Don Manuel selects twelve of his lucky slaves to serve as apostles in his re-enactment of the Last Supper in which he, quite naturally, plays the role of Christ. They don´t quite understand what they´re getting into, but everyone has a good laugh when the master washes and kisses the feet of his slaves.

Tomás Guttiérez Alea directs with the eye of a social realist combined with the blasphemous sensibility of Luis Buñuel. Buñuel´s "Viridiana" features a riotous scene in which a group of debauched beggars "pose" for a picture that directly imitates Da Vinci´s "The Last Supper." Alea´s "The Last Supper" expands this moment into an entire second act. The titular meal takes up the entire second act of the film, and nearly an hour of screen time. It´s an audacious undertaking by one of Cuba´s greatest directors, and the gamble pays off handsomely.

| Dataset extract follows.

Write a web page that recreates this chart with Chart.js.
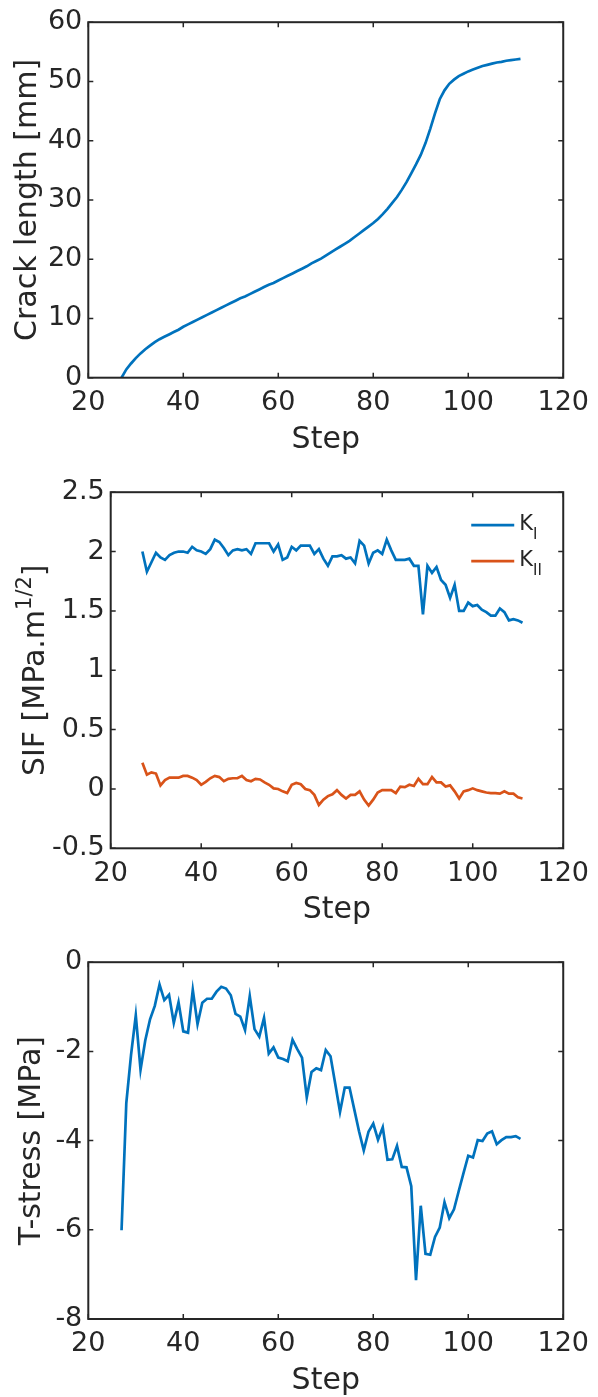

The meal begins innocently enough, at least if you think the idea of a master "getting to know his slaves" is innocent. Don Manuel is a clueless blowhard who envisions himself as a liberal thinker and a man of the people. He gets chummy with his selected "apostles," assuring them that he is no different than they are. In fact, he´s jealous of them. Slaves are so lucky to serve their masters; if they do so with joy in their heart, they are guaranteed a place in heaven. "When the overseer beats me, I must be happy!" says one of the slaves, producing guffaws from the peanut gallery.

At first, the awkward situation plays as pure absurdist fare. The drunker the master gets, the more outlandish his religious rantings become and the slaves all have a good laugh. But once Don Manuel becomes properly pickled, the real tension in the scene bubbles to the surface. Having been seated at the same table as Don Manuel, the slaves begin to wonder exactly if the master might have been right after all: maybe he is no different than they are. Manuel´s drunken generosity also boomerangs on him. He magnanimously sets an elderly slave free, but once the man realizes he has nowhere to go, the master takes the opportunity to remind him once again of that freedom is not happiness. Nobody buys it, and when another of Don Manuel´s promises fails to materialize the next day, the slaves rebel.

Alea is probably best known for his extraordinary 1968 film "Memories of Underdevelopment" which provided a jaundiced intellectual´s view of the Cuban Revolution. Both a political film and a deeply personal film about modern alienation, it is a masterpiece by any measure. "The Last Supper" (1976) doesn´t match up to that lofty standard, but it´s still a sharp and potent satire. The story is based loosely on a real event from 18th-century Cuba, which exists only as a single paragraph in a history book.